**Source material**
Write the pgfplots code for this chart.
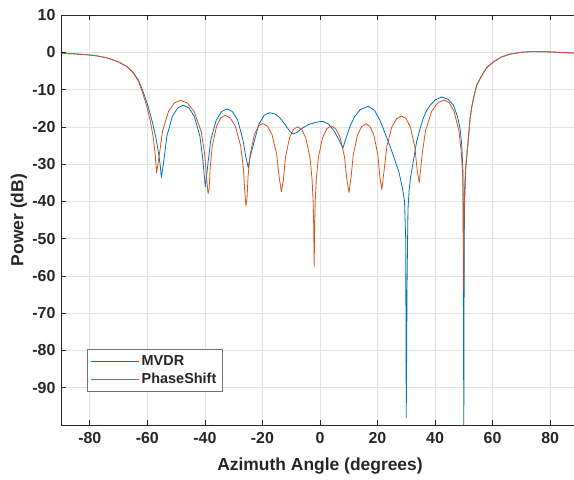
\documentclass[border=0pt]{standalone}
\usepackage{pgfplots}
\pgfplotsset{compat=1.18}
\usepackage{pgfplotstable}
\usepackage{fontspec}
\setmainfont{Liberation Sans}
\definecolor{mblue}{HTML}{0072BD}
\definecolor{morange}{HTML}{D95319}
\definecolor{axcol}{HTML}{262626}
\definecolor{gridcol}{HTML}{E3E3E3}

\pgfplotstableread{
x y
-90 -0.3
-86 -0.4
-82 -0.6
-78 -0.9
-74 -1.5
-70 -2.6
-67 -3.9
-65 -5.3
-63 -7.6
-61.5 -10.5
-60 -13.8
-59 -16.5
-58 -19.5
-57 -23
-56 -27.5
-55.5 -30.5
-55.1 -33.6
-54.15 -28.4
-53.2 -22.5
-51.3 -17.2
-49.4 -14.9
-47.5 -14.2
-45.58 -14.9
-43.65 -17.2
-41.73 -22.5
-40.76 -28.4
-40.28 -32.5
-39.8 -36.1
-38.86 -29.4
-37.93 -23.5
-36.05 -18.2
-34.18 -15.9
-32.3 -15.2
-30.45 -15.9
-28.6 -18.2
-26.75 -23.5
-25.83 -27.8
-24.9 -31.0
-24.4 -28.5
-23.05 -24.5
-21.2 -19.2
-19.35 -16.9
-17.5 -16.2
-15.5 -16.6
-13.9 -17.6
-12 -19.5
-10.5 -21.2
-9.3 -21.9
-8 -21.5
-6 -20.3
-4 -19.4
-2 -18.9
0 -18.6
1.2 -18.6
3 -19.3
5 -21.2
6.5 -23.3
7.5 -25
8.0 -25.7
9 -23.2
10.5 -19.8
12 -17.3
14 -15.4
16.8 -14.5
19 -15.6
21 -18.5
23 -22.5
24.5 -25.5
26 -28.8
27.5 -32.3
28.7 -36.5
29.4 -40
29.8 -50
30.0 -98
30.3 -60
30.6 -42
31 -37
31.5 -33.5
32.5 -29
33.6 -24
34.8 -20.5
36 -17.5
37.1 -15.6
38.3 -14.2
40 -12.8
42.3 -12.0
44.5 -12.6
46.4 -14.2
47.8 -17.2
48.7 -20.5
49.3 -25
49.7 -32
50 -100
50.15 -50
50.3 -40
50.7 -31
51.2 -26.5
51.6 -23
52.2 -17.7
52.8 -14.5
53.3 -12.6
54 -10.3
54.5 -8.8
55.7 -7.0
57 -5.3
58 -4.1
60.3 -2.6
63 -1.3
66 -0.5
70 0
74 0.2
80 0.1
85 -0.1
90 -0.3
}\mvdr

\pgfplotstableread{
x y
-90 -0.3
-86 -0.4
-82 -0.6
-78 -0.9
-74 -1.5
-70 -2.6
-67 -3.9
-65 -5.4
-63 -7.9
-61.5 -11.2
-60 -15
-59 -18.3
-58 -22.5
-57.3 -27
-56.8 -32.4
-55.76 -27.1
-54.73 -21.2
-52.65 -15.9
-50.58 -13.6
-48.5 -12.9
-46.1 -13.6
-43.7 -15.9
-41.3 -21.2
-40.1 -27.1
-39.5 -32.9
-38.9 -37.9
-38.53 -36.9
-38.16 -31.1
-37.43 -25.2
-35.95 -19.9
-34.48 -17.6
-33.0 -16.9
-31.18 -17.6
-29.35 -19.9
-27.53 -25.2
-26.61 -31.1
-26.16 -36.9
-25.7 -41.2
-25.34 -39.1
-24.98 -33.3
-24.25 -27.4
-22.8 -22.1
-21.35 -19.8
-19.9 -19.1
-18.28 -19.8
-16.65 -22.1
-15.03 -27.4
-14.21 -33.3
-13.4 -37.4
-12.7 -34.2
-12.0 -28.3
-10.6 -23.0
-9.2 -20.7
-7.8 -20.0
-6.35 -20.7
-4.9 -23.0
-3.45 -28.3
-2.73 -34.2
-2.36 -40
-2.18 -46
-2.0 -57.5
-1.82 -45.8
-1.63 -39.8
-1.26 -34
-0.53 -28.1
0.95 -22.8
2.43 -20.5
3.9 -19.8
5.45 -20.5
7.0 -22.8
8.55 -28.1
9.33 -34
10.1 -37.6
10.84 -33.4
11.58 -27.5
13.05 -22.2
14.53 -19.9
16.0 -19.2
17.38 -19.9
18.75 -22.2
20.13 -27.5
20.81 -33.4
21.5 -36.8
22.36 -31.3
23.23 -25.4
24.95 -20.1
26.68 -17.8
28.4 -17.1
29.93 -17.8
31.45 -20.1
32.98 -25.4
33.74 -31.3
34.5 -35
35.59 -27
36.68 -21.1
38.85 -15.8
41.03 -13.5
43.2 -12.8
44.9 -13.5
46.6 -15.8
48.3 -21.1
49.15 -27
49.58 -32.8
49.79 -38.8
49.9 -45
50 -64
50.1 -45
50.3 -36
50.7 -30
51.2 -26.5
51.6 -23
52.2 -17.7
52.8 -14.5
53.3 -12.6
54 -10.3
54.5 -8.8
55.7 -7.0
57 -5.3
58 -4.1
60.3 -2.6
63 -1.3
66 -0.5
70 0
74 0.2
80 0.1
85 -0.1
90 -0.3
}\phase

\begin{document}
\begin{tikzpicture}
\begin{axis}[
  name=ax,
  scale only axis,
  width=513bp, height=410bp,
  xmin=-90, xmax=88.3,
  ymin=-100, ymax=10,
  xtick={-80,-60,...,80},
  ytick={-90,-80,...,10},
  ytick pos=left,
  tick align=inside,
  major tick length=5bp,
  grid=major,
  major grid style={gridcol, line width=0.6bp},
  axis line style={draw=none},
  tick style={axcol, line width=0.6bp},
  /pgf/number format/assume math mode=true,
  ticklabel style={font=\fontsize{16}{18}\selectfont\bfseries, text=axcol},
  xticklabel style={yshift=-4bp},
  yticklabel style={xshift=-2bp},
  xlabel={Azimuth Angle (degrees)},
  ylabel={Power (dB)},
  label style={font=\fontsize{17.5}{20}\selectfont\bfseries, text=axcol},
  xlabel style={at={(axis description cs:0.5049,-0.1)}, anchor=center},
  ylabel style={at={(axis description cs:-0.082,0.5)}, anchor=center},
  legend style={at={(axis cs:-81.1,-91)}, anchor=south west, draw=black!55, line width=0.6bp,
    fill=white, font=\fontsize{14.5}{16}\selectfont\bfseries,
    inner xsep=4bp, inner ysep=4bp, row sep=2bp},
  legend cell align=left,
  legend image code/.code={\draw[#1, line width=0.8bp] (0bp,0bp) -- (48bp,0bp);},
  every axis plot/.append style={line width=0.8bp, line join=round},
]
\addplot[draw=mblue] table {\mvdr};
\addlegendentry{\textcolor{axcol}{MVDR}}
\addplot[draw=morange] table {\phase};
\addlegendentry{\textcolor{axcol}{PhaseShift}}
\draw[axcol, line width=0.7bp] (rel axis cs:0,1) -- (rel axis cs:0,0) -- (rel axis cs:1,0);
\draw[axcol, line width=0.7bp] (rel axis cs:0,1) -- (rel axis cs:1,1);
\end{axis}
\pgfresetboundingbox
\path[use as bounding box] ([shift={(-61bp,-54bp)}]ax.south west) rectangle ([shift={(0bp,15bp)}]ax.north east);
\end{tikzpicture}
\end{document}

**Instructions for the task**
Give nothing but the number of lines containing the string "code".

**Expected answer**
2